● REQUIRED TASK
Render the material again word for word, skipping the pictures in it.

● INFORMATION SUPPLIED

* * * * *

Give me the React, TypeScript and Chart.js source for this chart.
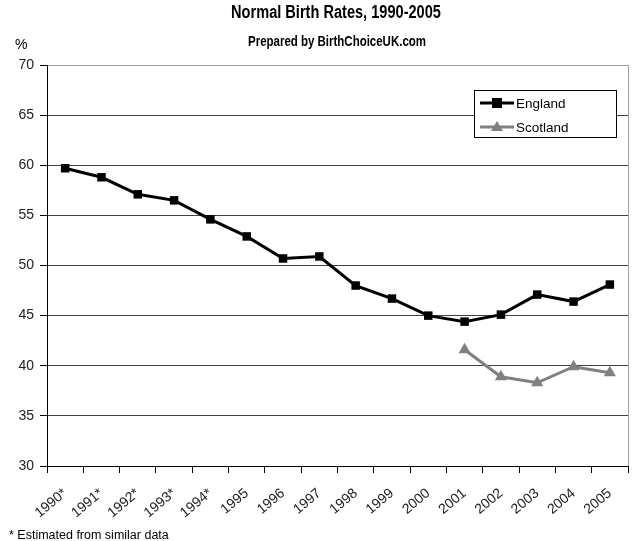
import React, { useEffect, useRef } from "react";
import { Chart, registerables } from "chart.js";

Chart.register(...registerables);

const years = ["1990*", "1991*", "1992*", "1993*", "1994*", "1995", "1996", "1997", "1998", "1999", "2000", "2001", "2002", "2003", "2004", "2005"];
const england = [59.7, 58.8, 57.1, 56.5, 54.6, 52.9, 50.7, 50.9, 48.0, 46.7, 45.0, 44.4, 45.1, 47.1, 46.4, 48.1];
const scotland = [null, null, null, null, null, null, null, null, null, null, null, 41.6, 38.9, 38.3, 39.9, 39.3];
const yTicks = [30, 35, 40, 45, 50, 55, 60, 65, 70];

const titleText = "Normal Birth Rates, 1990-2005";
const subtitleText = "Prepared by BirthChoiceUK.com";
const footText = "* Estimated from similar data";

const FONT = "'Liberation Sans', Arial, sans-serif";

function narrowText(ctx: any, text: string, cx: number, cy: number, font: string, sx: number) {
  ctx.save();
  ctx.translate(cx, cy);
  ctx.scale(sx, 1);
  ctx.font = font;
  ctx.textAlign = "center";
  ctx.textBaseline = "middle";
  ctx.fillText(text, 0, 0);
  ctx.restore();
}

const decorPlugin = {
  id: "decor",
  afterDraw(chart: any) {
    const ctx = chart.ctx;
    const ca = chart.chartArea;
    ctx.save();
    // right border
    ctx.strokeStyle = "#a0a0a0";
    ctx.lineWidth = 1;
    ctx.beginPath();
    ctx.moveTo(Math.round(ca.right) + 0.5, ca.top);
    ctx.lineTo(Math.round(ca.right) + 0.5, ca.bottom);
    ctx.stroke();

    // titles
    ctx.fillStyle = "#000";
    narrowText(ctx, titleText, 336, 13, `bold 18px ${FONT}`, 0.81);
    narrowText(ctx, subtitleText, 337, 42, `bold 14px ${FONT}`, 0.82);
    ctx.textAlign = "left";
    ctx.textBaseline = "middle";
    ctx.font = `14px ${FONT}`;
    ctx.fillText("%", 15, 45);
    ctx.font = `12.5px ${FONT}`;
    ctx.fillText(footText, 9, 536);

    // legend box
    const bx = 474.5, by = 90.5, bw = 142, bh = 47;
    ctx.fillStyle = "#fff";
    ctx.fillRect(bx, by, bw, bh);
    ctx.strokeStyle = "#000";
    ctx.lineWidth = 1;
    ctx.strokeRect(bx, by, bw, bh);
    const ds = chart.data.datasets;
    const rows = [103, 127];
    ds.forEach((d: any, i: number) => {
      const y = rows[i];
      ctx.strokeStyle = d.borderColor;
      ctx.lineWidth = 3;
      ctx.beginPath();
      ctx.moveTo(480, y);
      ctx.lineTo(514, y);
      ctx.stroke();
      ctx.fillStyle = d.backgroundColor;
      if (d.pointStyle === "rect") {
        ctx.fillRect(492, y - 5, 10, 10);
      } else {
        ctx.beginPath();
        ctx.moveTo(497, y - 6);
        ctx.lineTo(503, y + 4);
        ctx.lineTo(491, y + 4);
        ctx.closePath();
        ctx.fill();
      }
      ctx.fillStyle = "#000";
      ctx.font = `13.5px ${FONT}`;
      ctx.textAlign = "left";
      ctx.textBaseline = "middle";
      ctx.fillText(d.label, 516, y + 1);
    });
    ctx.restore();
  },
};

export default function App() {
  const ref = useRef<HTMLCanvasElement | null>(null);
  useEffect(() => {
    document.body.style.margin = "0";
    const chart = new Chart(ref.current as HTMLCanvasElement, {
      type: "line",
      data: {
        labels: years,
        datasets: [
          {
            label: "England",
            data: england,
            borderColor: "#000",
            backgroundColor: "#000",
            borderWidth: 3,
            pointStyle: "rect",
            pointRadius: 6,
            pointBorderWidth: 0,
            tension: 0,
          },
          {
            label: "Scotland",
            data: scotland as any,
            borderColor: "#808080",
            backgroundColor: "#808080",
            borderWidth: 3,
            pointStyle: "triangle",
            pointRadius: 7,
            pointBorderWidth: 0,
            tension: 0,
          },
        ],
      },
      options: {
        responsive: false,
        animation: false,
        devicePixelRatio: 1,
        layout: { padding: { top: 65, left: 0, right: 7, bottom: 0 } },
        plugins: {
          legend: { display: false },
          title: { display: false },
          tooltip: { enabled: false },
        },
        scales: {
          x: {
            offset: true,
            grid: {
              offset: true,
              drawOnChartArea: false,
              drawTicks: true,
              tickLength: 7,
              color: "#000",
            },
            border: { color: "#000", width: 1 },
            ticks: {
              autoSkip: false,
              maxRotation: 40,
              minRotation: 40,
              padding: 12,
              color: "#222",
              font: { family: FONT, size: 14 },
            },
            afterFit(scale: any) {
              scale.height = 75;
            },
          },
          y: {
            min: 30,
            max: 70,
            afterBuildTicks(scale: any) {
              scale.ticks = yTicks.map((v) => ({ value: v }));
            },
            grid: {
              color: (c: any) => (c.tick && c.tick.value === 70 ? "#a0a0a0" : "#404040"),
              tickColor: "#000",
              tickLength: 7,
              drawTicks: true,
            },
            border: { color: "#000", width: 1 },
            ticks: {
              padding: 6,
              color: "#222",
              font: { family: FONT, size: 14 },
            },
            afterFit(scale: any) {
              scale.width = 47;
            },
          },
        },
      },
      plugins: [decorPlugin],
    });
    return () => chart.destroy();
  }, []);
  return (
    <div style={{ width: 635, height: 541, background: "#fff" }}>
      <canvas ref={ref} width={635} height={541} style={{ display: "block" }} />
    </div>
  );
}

* * * * *

● SOLUTION FOR THIS EXERCISE
Give me the React, TypeScript and Chart.js source for this chart.
import React, { useEffect, useRef } from "react";
import { Chart, registerables } from "chart.js";

Chart.register(...registerables);

const years = ["1990*", "1991*", "1992*", "1993*", "1994*", "1995", "1996", "1997", "1998", "1999", "2000", "2001", "2002", "2003", "2004", "2005"];
const england = [59.7, 58.8, 57.1, 56.5, 54.6, 52.9, 50.7, 50.9, 48.0, 46.7, 45.0, 44.4, 45.1, 47.1, 46.4, 48.1];
const scotland = [null, null, null, null, null, null, null, null, null, null, null, 41.6, 38.9, 38.3, 39.9, 39.3];
const yTicks = [30, 35, 40, 45, 50, 55, 60, 65, 70];

const titleText = "Normal Birth Rates, 1990-2005";
const subtitleText = "Prepared by BirthChoiceUK.com";
const footText = "* Estimated from similar data";

const FONT = "'Liberation Sans', Arial, sans-serif";

function narrowText(ctx: any, text: string, cx: number, cy: number, font: string, sx: number) {
  ctx.save();
  ctx.translate(cx, cy);
  ctx.scale(sx, 1);
  ctx.font = font;
  ctx.textAlign = "center";
  ctx.textBaseline = "middle";
  ctx.fillText(text, 0, 0);
  ctx.restore();
}

const decorPlugin = {
  id: "decor",
  afterDraw(chart: any) {
    const ctx = chart.ctx;
    const ca = chart.chartArea;
    ctx.save();
    // right border
    ctx.strokeStyle = "#a0a0a0";
    ctx.lineWidth = 1;
    ctx.beginPath();
    ctx.moveTo(Math.round(ca.right) + 0.5, ca.top);
    ctx.lineTo(Math.round(ca.right) + 0.5, ca.bottom);
    ctx.stroke();

    // titles
    ctx.fillStyle = "#000";
    narrowText(ctx, titleText, 336, 13, `bold 18px ${FONT}`, 0.81);
    narrowText(ctx, subtitleText, 337, 42, `bold 14px ${FONT}`, 0.82);
    ctx.textAlign = "left";
    ctx.textBaseline = "middle";
    ctx.font = `14px ${FONT}`;
    ctx.fillText("%", 15, 45);
    ctx.font = `12.5px ${FONT}`;
    ctx.fillText(footText, 9, 536);

    // legend box
    const bx = 474.5, by = 90.5, bw = 142, bh = 47;
    ctx.fillStyle = "#fff";
    ctx.fillRect(bx, by, bw, bh);
    ctx.strokeStyle = "#000";
    ctx.lineWidth = 1;
    ctx.strokeRect(bx, by, bw, bh);
    const ds = chart.data.datasets;
    const rows = [103, 127];
    ds.forEach((d: any, i: number) => {
      const y = rows[i];
      ctx.strokeStyle = d.borderColor;
      ctx.lineWidth = 3;
      ctx.beginPath();
      ctx.moveTo(480, y);
      ctx.lineTo(514, y);
      ctx.stroke();
      ctx.fillStyle = d.backgroundColor;
      if (d.pointStyle === "rect") {
        ctx.fillRect(492, y - 5, 10, 10);
      } else {
        ctx.beginPath();
        ctx.moveTo(497, y - 6);
        ctx.lineTo(503, y + 4);
        ctx.lineTo(491, y + 4);
        ctx.closePath();
        ctx.fill();
      }
      ctx.fillStyle = "#000";
      ctx.font = `13.5px ${FONT}`;
      ctx.textAlign = "left";
      ctx.textBaseline = "middle";
      ctx.fillText(d.label, 516, y + 1);
    });
    ctx.restore();
  },
};

export default function App() {
  const ref = useRef<HTMLCanvasElement | null>(null);
  useEffect(() => {
    document.body.style.margin = "0";
    const chart = new Chart(ref.current as HTMLCanvasElement, {
      type: "line",
      data: {
        labels: years,
        datasets: [
          {
            label: "England",
            data: england,
            borderColor: "#000",
            backgroundColor: "#000",
            borderWidth: 3,
            pointStyle: "rect",
            pointRadius: 6,
            pointBorderWidth: 0,
            tension: 0,
          },
          {
            label: "Scotland",
            data: scotland as any,
            borderColor: "#808080",
            backgroundColor: "#808080",
            borderWidth: 3,
            pointStyle: "triangle",
            pointRadius: 7,
            pointBorderWidth: 0,
            tension: 0,
          },
        ],
      },
      options: {
        responsive: false,
        animation: false,
        devicePixelRatio: 1,
        layout: { padding: { top: 65, left: 0, right: 7, bottom: 0 } },
        plugins: {
          legend: { display: false },
          title: { display: false },
          tooltip: { enabled: false },
        },
        scales: {
          x: {
            offset: true,
            grid: {
              offset: true,
              drawOnChartArea: false,
              drawTicks: true,
              tickLength: 7,
              color: "#000",
            },
            border: { color: "#000", width: 1 },
            ticks: {
              autoSkip: false,
              maxRotation: 40,
              minRotation: 40,
              padding: 12,
              color: "#222",
              font: { family: FONT, size: 14 },
            },
            afterFit(scale: any) {
              scale.height = 75;
            },
          },
          y: {
            min: 30,
            max: 70,
            afterBuildTicks(scale: any) {
              scale.ticks = yTicks.map((v) => ({ value: v }));
            },
            grid: {
              color: (c: any) => (c.tick && c.tick.value === 70 ? "#a0a0a0" : "#404040"),
              tickColor: "#000",
              tickLength: 7,
              drawTicks: true,
            },
            border: { color: "#000", width: 1 },
            ticks: {
              padding: 6,
              color: "#222",
              font: { family: FONT, size: 14 },
            },
            afterFit(scale: any) {
              scale.width = 47;
            },
          },
        },
      },
      plugins: [decorPlugin],
    });
    return () => chart.destroy();
  }, []);
  return (
    <div style={{ width: 635, height: 541, background: "#fff" }}>
      <canvas ref={ref} width={635} height={541} style={{ display: "block" }} />
    </div>
  );
}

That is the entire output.